SaaS (Software as a Service) platforms typically handle microservices by breaking down applications into smaller, manageable services that each run a unique function. This architecture allows different parts of an application to be developed, deployed, and scaled independently. For instance, in an e-commerce SaaS platform, distinct microservices might manage user authentication, product listings, payment processing, and order fulfillment. Each of these services can communicate over a network, often using RESTful APIs or messaging queues, ensuring they work together seamlessly while remaining loosely coupled.
To manage these microservices effectively, SaaS platforms often employ containerization technologies like Docker and orchestration tools like Kubernetes. Containers provide a consistent environment for each microservice, allowing developers to build and test their services in isolation. Kubernetes complements this by managing the deployment and scaling of containers, handling tasks such as load balancing, service discovery, and failover. For example, if a specific microservice experiences a spike in usage, Kubernetes can quickly scale up additional instances of that service to handle the increased demand. This makes the SaaS application more resilient and responsive to user needs.

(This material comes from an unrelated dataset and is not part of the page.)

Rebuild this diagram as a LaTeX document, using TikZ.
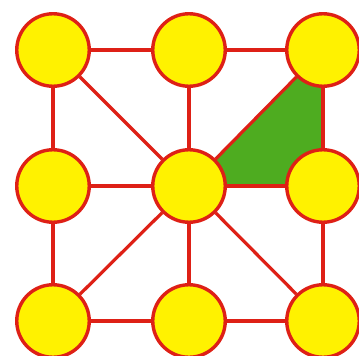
\documentclass[tikz,border=0pt]{standalone}
\usetikzlibrary{backgrounds}
\definecolor{dotyellow}{RGB}{255,242,0}
\definecolor{edgered}{RGB}{222,32,22}
\definecolor{patchgreen}{RGB}{78,172,32}
\begin{document}
\begin{tikzpicture}[x=1pt,y=-1pt,
  dot/.style={circle,draw=edgered,fill=dotyellow,line width=3.4pt,minimum size=72.5pt,inner sep=0pt},
  link/.style={draw=edgered,line width=3.2pt}]
\useasboundingbox (0,0) rectangle (359,356);
\node[dot] (a1) at (53,50) {};
\node[dot] (a2) at (189,50) {};
\node[dot] (a3) at (323,50) {};
\node[dot] (b1) at (53,186) {};
\node[dot] (b2) at (189,186) {};
\node[dot] (b3) at (323,186) {};
\node[dot] (c1) at (53,321) {};
\node[dot] (c2) at (189,321) {};
\node[dot] (c3) at (323,321) {};
\begin{scope}[on background layer]
\fill[patchgreen] (b2.center) -- (a3.center) -- (b3.center) -- cycle;
\draw[link] (a1) -- (a2);
\draw[link] (a2) -- (a3);
\draw[link] (b1) -- (b2);
\draw[link] (b2) -- (b3);
\draw[link] (c1) -- (c2);
\draw[link] (c2) -- (c3);
\draw[link] (a1) -- (b1);
\draw[link] (b1) -- (c1);
\draw[link] (a2) -- (b2);
\draw[link] (b2) -- (c2);
\draw[link] (a3) -- (b3);
\draw[link] (b3) -- (c3);
\draw[link] (a1) -- (b2);
\draw[link] (b2) -- (a3);
\draw[link] (b2) -- (c1);
\draw[link] (b2) -- (c3);
\end{scope}
\end{tikzpicture}
\end{document}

Furthermore, monitoring and logging are crucial in a microservices architecture. SaaS platforms typically use distributed tracing and logging frameworks to track performance and troubleshoot issues across multiple services. Tools like Prometheus or Grafana can visualize metrics, while solutions such as ELK Stack (Elasticsearch, Logstash, Kibana) can aggregate logs from different services. This system enables developers to gain insights into the performance of individual microservices and quickly identify any problems, ensuring a smoother user experience overall. By leveraging these practices, SaaS platforms can provide a scalable, reliable, and efficient service to their users.